Wasp Network: A Cuban spy drama without a single Cuban
Except for the actress Ana de Armas, of course… But, don’t worry, the movie is so bad that you can let it slide. Wasp Network will be screened next Friday at the New York Film Festival.
Directed and written by the French film director Olivier Assaya, shot in Europe, and sharply criticized at Mostra di Venezia, Wasp Network is based on the true story of five Cuban spies in Miami in the nineties.
Beyond its lack of rhythms and sophistication –especially if we take into account that the case was shocking at the time and yet the story is pretty plain– there is something even more annoying in the film: the greatest lack of likelihood.

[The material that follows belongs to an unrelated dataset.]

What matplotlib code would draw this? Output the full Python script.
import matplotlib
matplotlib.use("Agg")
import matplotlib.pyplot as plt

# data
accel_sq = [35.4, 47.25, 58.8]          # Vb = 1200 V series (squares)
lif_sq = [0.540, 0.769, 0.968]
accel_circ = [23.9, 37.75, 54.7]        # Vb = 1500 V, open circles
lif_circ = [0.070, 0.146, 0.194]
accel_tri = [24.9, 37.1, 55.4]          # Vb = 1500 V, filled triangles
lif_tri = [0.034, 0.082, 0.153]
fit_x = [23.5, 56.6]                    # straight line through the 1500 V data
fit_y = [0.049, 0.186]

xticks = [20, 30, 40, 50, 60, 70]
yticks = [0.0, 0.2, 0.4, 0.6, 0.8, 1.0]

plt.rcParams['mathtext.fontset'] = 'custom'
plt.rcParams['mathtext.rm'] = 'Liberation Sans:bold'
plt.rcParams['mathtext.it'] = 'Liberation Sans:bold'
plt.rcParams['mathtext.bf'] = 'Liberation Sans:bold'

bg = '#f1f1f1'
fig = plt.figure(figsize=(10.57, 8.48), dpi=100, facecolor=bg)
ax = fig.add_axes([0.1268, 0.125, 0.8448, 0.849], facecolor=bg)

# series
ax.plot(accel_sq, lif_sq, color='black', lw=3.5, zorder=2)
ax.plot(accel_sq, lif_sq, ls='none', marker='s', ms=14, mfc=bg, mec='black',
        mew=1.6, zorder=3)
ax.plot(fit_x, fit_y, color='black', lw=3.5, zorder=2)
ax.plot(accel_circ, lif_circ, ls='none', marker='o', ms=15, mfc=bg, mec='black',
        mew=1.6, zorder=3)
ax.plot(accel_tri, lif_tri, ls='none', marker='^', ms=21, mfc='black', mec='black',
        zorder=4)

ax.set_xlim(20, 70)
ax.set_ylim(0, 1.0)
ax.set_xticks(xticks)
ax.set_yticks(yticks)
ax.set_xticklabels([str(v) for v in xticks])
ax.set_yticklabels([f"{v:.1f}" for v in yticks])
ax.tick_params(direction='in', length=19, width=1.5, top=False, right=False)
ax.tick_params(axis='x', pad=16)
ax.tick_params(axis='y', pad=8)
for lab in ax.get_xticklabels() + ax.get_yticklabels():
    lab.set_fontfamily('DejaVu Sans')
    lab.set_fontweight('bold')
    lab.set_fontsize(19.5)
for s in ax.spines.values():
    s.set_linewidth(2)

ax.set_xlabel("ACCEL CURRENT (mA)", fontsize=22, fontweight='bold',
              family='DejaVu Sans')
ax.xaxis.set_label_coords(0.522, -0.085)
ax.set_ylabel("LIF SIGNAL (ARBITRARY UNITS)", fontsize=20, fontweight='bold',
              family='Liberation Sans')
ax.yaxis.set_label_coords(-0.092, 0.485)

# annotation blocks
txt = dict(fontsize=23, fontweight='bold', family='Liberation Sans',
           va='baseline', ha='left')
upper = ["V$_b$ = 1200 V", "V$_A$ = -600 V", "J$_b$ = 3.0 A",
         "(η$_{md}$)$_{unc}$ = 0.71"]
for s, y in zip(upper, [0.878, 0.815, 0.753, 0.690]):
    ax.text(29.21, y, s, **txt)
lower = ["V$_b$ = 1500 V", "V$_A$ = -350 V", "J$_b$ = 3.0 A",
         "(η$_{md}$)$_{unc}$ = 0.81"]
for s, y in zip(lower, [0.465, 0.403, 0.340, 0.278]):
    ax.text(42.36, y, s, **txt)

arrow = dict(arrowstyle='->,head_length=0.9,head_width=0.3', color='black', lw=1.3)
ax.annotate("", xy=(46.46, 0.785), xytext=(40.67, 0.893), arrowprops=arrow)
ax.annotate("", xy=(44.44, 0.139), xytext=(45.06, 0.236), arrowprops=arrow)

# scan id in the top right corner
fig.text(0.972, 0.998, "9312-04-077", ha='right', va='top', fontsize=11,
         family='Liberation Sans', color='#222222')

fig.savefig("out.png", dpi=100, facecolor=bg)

What’s up with the actors’ accents?
With a cast played by a Spanish (Penélope Cruz), a Venezuelan (Edgar Ramírez), an Argentine (Leonardo Sbaraglia), a Brazilian (Wagner Moura) and, of course, the Mexican actor Gael García Bernal, the only Cuban actress in the movie is Ana de Armas. In general, the pronunciation is forced to limits that you laugh.
An Ibero-American cast, yes. But, any good Cuban actor who could play a spy in the film. Again, we must face a “cultural apartheid” and a lack of attention to the cultural particularities in the Latino Community. Come on!

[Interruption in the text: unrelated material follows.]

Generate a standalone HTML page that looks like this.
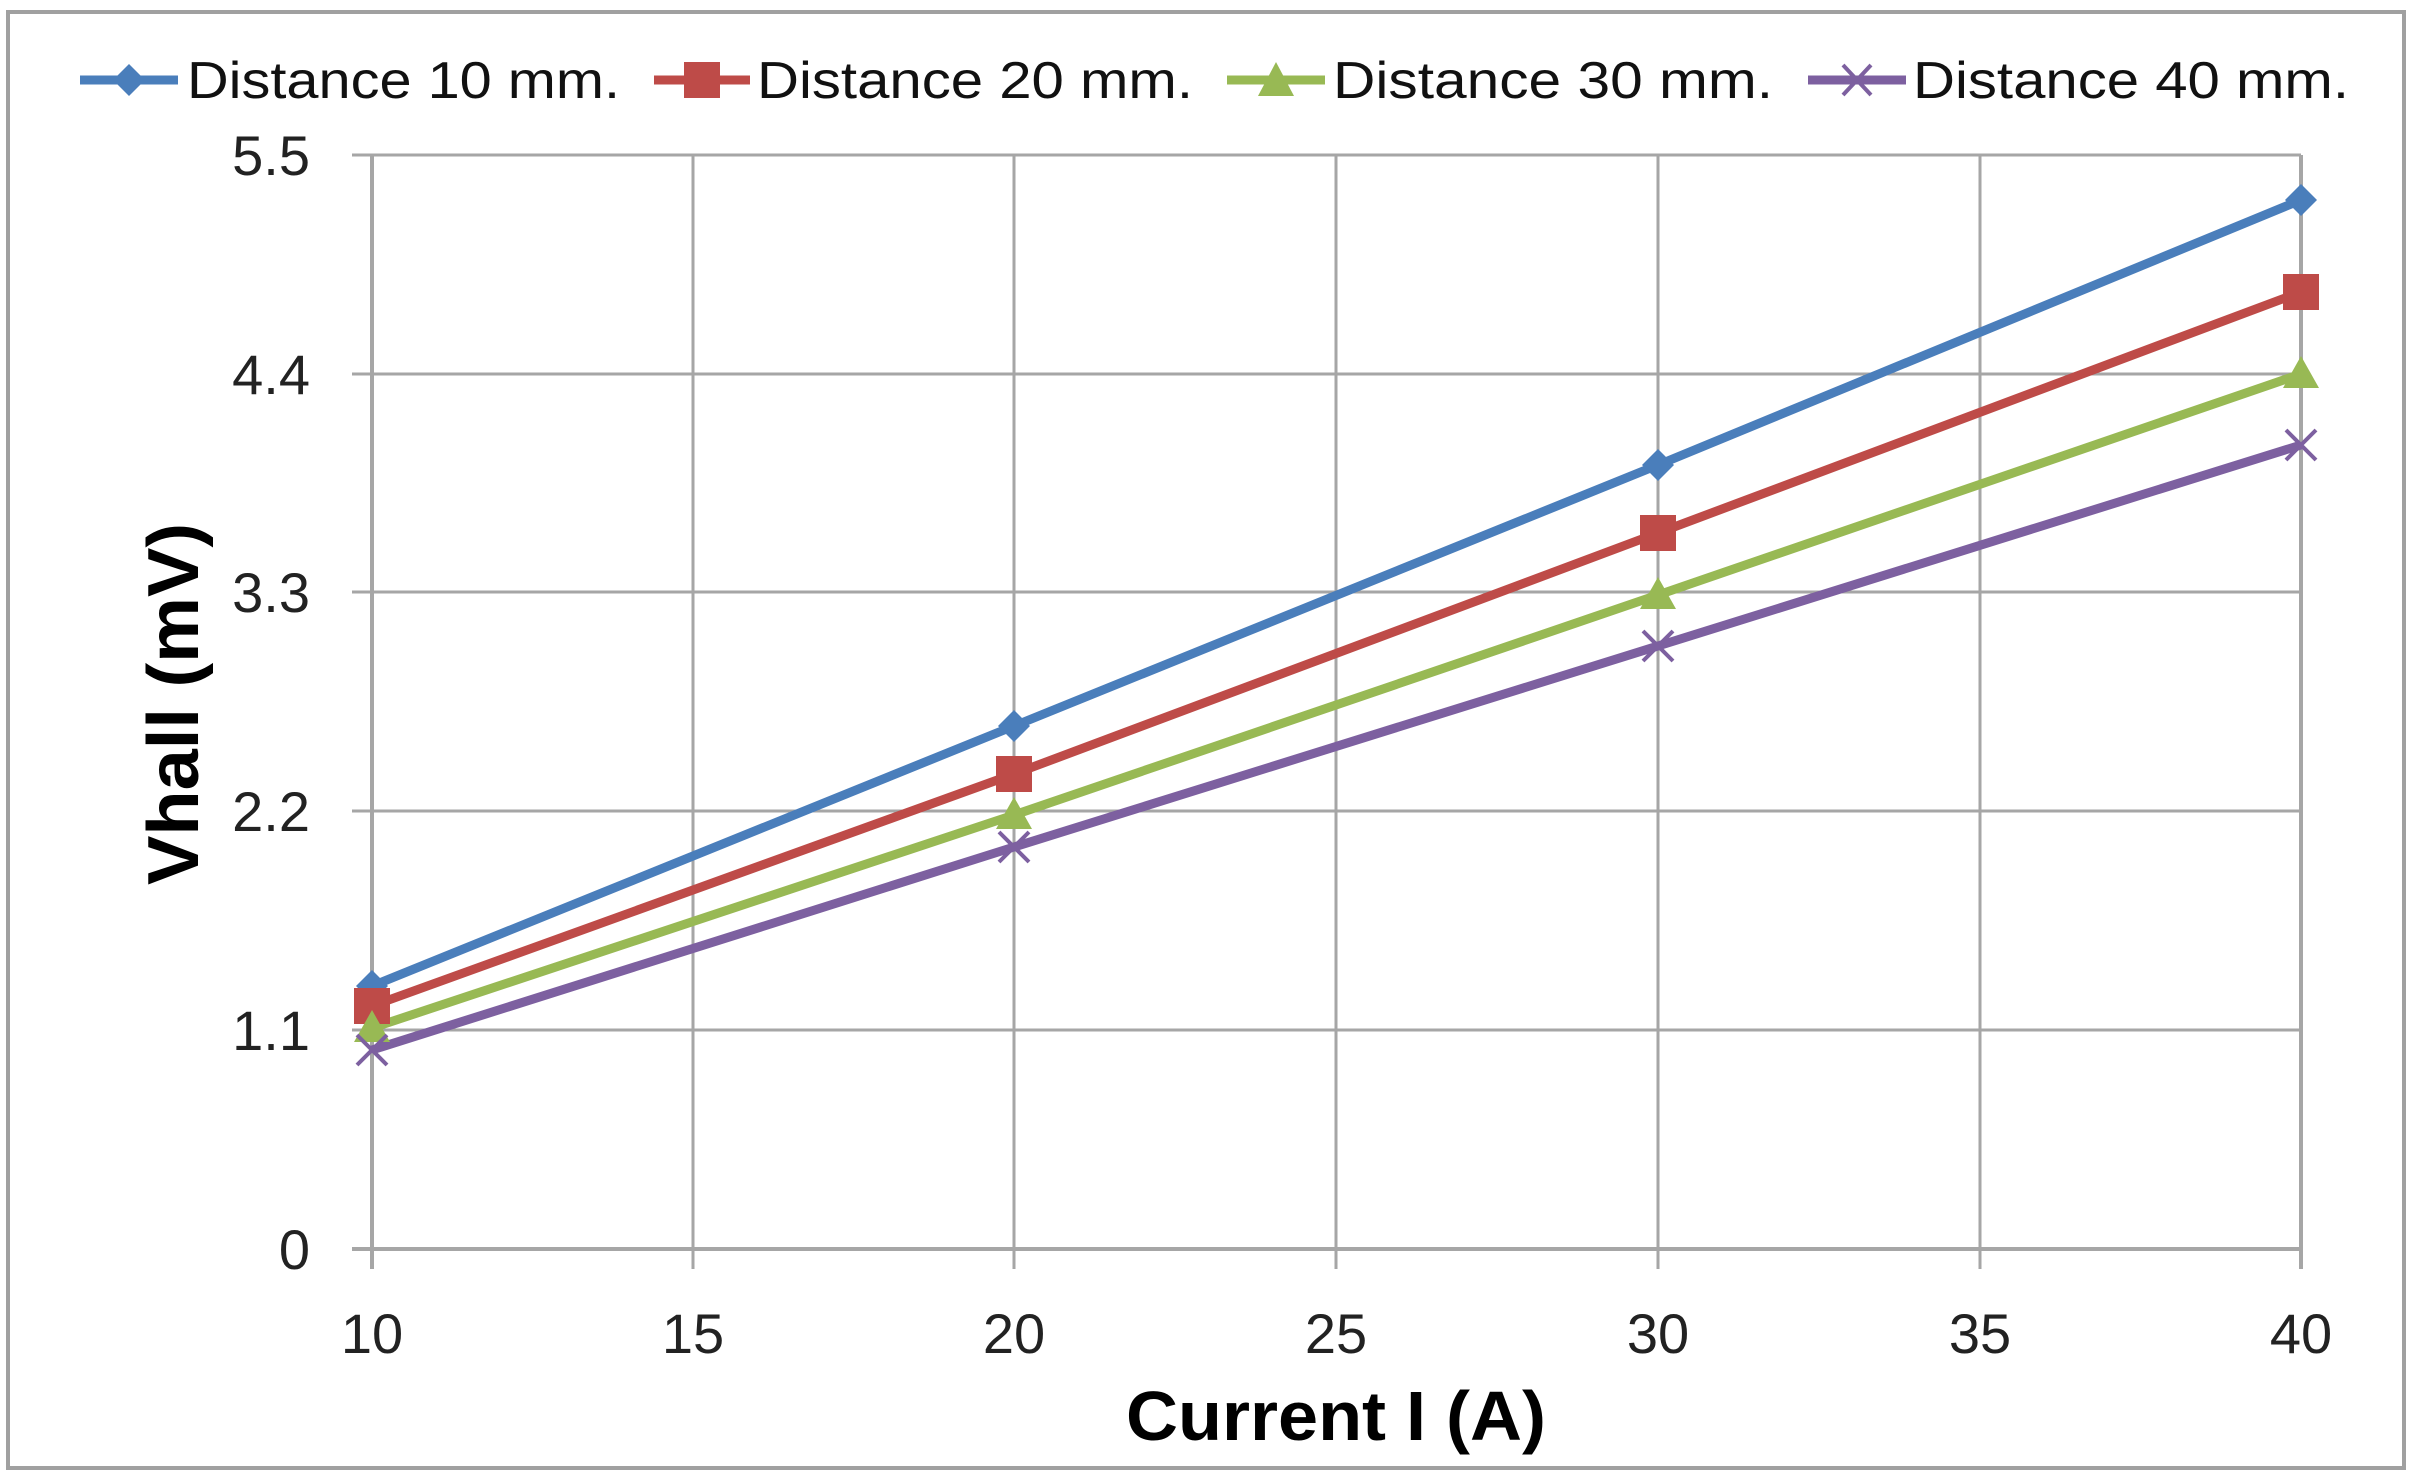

From AL Dia News we would like to give a kindly recommendation to the European cinema industry: Dear Olivier, take a note about these four Cuban actors to be considered when in need:
Yes, predictable… But Garcia is considered the best Cuban actor in Hollywood. Although he moved from La Habana when he was a child, he is so… So “Andy Garcia” than he can play even a Polish pretending to be a Cuban.
Don’t you remember the iconic Richard Alpert from Lost? Though he was born in New York, his parents are Cuban and he speaks Spanish and he is an accents genius. He has received prestigious awards such as ALMA Awards.
Or Esteban Ernesto Echeverría, whatever you prefer call him.
He is well known for his role as Manny Ribera in Brian De Palma’s movie Scarface, and, just for the record, De Palma did take into account his Cuban Roots.
The Cuban actress, model, and producer more known for her main role in “Fear the Walking Dead” left the island in 2003 and sought political asylum in the U.S. She has explained in many interviews how hard it was not speaking English when she arrived in the U.S., and how she made a career despite the obstacles.